As for anarchy, well, it does not mean chaos and war. Anarchy is just the absence of a higher government with a solid grip on its dominion. Consider the international scene. Our world is anarchic. The highest authorities are states, and no power has a hold on all of them at once. Yet there is an absence of a global war. Sure there are regional wars and transnational crimes, but these are otherwise specks in the bigger picture: that the international scene is at peace. Mayhaps the same can be said for Isla Carmessi? Sure the place is dangerous on the dark alleys (or even out in the open) and the righteous way of living is basically nonexistent, but hey, it is an intact state and may at least get its acts together should an outside invasion kick in, or at least that's how I understood it from your description.

And lastly, but perhaps my main answer to your question: INCENTIVE. If the incentives to stay is better than the incentives to go, then why go? Again, back to the countries I mentioned earlier. Their people find actual incentives to stay better than what they will get if they go. They have very little, material and otherwise, but why risk that to go somewhere where they might have none at all? We used to have neighbours in the Philippines who were illegal immigrants from Vietnam. They ran away during the Vietnam War, and all of them have one thing in common: They have a lot of family and friends who stayed because they legitimately believed that warzone Vietnam is a better place to live in than the great unknown. What if the citizens of your country think the same? That a country who makes its living out of dragonpowder, without an effective police force and social and health services whatsoever, where people drop dead and due process is a daydream, still turns out to be a better place to stay in than alternatives?
 

Drakevarg

Troubadour
As for anarchy, well, it does not mean chaos and war. Anarchy is just the absence of a higher government with a solid grip on its dominion.

This is in fact what I literally meant by Islas Carmesi being an anarchy. The region has no state government or uniting legal system whatsoever - the closest thing it does have to that is the united interests of the controlling industrial factions that know the secret to Dragonpowder - and this shifts on a fairly regular basis. I wasn't using it to describe a war and chaos, it really is just the best word to describe the governmental structure of the region.

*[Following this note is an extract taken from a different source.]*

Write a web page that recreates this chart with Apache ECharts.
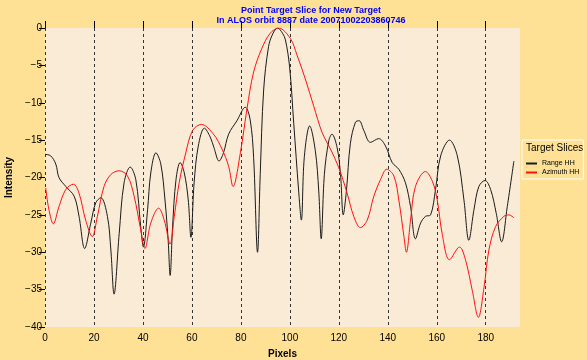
<!DOCTYPE html>
<html><head><meta charset="utf-8">
<script src="https://cdn.jsdelivr.net/npm/echarts@6/dist/echarts.min.js"></script>
<style>html,body{margin:0;padding:0;background:#FFE196;}#c{width:587px;height:360px;}</style>
</head><body><div id="c"></div>
<script>
const titleLines = ['Point Target Slice for New Target', 'In ALOS orbit 8887 date 20071002203860746'];
const seriesNames = ['Range HH', 'Azimuth HH'];
const seriesColors = ['#1a1a1a', '#FF1010'];
const xTicks = [0, 20, 40, 60, 80, 100, 120, 140, 160, 180];
const yTicks = [0, -5, -10, -15, -20, -25, -30, -35, -40];

const rangeX = [0,2.3,4.4,5.7,8.5,11.9,13.9,16.2,18.7,20.7,22.8,25.5,26.9,28.2,30.3,32.3,34.8,37.1,39.1,40.2,41.9,43.2,45.3,47.3,49,50.3,51.1,52.1,53.5,55.2,56.9,58.5,59.6,60.9,62.6,65.1,67.5,69,71.1,72.9,75,78.4,81.8,83.8,85.2,86.8,87.9,89.3,91.3,93,95,97,98.2,99.9,101.6,103.6,104.7,105.9,108.1,110.4,111.8,112.8,114.1,115.9,117.2,119.3,120.7,121.8,123.1,124.7,126.8,128.3,130.2,132.9,136.3,139.1,141.8,144.5,147.2,149.3,151.3,153.4,155.4,157.5,159.5,161.6,165.2,168.4,171.1,173.1,175.2,177.2,179.7,182,184.3,186.5,188.8,191.5];
const rangeY = [-16.9,-17.1,-18.2,-20,-21.2,-22.5,-25.2,-29.5,-26.1,-23.4,-22.7,-25.2,-29.7,-35.6,-27.5,-20.7,-18.6,-20.3,-26.6,-29.3,-24.3,-19.4,-16.7,-18.2,-23,-28.4,-33.1,-26.6,-20.3,-18,-19.4,-23,-28,-20.7,-15.8,-13.4,-14.6,-16,-17.8,-16.7,-14.2,-12.4,-10.6,-12.3,-17.3,-30,-19.6,-8.3,-2.5,-0.8,0,-0.7,-1.6,-5.2,-12.8,-21.8,-25.7,-17.3,-13.1,-16.4,-21.8,-28.2,-19.6,-15.1,-14.2,-16,-19.6,-25,-21.8,-15.5,-12.6,-12.4,-13.7,-15.3,-14.8,-15.8,-18,-18.9,-20.7,-23.9,-28.2,-26.1,-25.2,-25,-21.6,-17.1,-15,-17.1,-23,-28.4,-24.3,-21.2,-20.4,-21.6,-24.8,-28.6,-23.9,-17.8];

const azX = [0.3,1.6,3.4,5.7,8.5,11.6,13.9,16.6,19.3,21.4,24.1,26.9,30.3,33.7,36.4,39.1,40.8,43.2,46.4,48.7,51.1,52.8,54.8,57.5,60.3,63.9,68.8,72.3,75,76.8,79.8,82.5,85.2,88.6,92,95.4,100.2,102.9,106.3,109.7,113.2,116.6,120,123.4,126.1,128.8,131.6,134.3,137,139.6,142.5,144.5,146.6,147.6,149.3,151.3,155.4,158.2,160.2,162.2,165.2,169.3,171.8,174.5,177,179.3,181.3,184,187.4,189.5,191.5];
const azY = [-21.4,-24.3,-26.2,-23.9,-21.6,-20.9,-22.1,-25.7,-27.9,-25.2,-21.2,-19.6,-19.1,-19.8,-22.5,-27,-29.5,-26.1,-24.1,-25.7,-28.9,-25.2,-20.7,-16.7,-13.7,-12.9,-14.2,-16.2,-18.5,-21.2,-16.7,-10.8,-5.9,-2.7,-0.7,0,-1.4,-3.6,-6.8,-10.4,-14,-16.2,-18.7,-22.1,-25.2,-26.7,-25.7,-22.5,-20.3,-18.9,-19.8,-23,-27.9,-30,-25.7,-21.2,-19.2,-20.5,-23,-27.5,-31,-29.3,-31.1,-35.1,-38.7,-34.7,-29.7,-26.6,-25.2,-25,-25.4];

const pairs = (xs, ys) => xs.map((x, i) => [x, ys[i]]);
const FONT = '"Liberation Sans", Arial, sans-serif';

const chart = echarts.init(document.getElementById('c'), null, {renderer: 'canvas'});
chart.setOption({
  backgroundColor: '#FFE196',
  animation: false,
  title: {
    text: titleLines.join('\n'),
    left: 306, top: 1, textAlign: 'center',
    textStyle: {color: '#0000FF', fontSize: 9, fontWeight: 'bold', fontFamily: FONT, lineHeight: 10}
  },
  grid: {left: 45, right: 67, top: 28, bottom: 33, show: true, backgroundColor: '#FAEBD7', borderWidth: 0,
    outerBoundsMode: 'none', containLabel: false},
  xAxis: {
    type: 'value', min: 0, max: 194,
    name: 'Pixels', nameLocation: 'middle', nameGap: 22,
    nameTextStyle: {color: '#000', fontSize: 10, fontWeight: 'bold', fontFamily: FONT},
    axisLine: {show: false},
    axisTick: {show: true, inside: true, length: 7, lineStyle: {color: '#000'}, customValues: xTicks},
    axisLabel: {color: '#000', fontSize: 10, fontFamily: FONT, margin: 6,
      customValues: xTicks, formatter: v => String(v)},
    splitLine: {show: true, lineStyle: {color: '#333', type: [3, 3], width: 1}}
  },
  yAxis: {
    type: 'value', min: -40, max: 0, interval: 5,
    name: 'Intensity', nameLocation: 'middle', nameGap: 25,
    nameTextStyle: {color: '#000', fontSize: 10, fontWeight: 'bold', fontFamily: FONT},
    axisLine: {show: false},
    axisTick: {show: true, inside: false, length: 6, lineStyle: {color: '#000'}},
    axisLabel: {color: '#000', fontSize: 10, fontFamily: FONT, margin: 3,
      customValues: yTicks,
      formatter: v => (v < 0 ? '\u2212' + Math.abs(v) : String(v))},
    splitLine: {show: false}
  },
  legend: {
    orient: 'vertical', left: 522, top: 140, icon: 'rect',
    padding: [20, 4, 3, 4], itemGap: 2, itemWidth: 11, itemHeight: 2,
    borderColor: '#fff', borderWidth: 1,
    textStyle: {color: '#000', fontSize: 7, fontFamily: FONT},
    data: seriesNames.map((n, i) => ({name: n, itemStyle: {color: seriesColors[i], borderWidth: 0}}))
  },
  graphic: [{
    type: 'text', left: 526, top: 143,
    style: {text: 'Target Slices', fill: '#000', font: '10px ' + FONT}
  }],
  series: [
    {name: seriesNames[0], type: 'line', data: pairs(rangeX, rangeY), symbol: 'none', smooth: 0.35,
      lineStyle: {color: seriesColors[0], width: 1}, itemStyle: {color: seriesColors[0]}},
    {name: seriesNames[1], type: 'line', data: pairs(azX, azY), symbol: 'none', smooth: 0.35,
      lineStyle: {color: seriesColors[1], width: 1}, itemStyle: {color: seriesColors[1]}}
  ]
});
</script></body></html>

As for the rest of your observations, I was never questioning why anyone would stay in a place like Islas Carmesi. People grow attached to their homes for all sorts of reasons. I was wondering why the common person would want to move there in the first place. As mentioned previously, when the country was initially founded it was a functionally-uninhabited desert with almost no natives. So nearly the entire population of Islas Carmesi immigrated in after the fact. That was my curiosity - it's one thing to want to stay with your home through thick and thin, it's quite another to look at a place that is openly and proudly a hive of pirates and cutpurses and say "that sounds like a lovely place to move."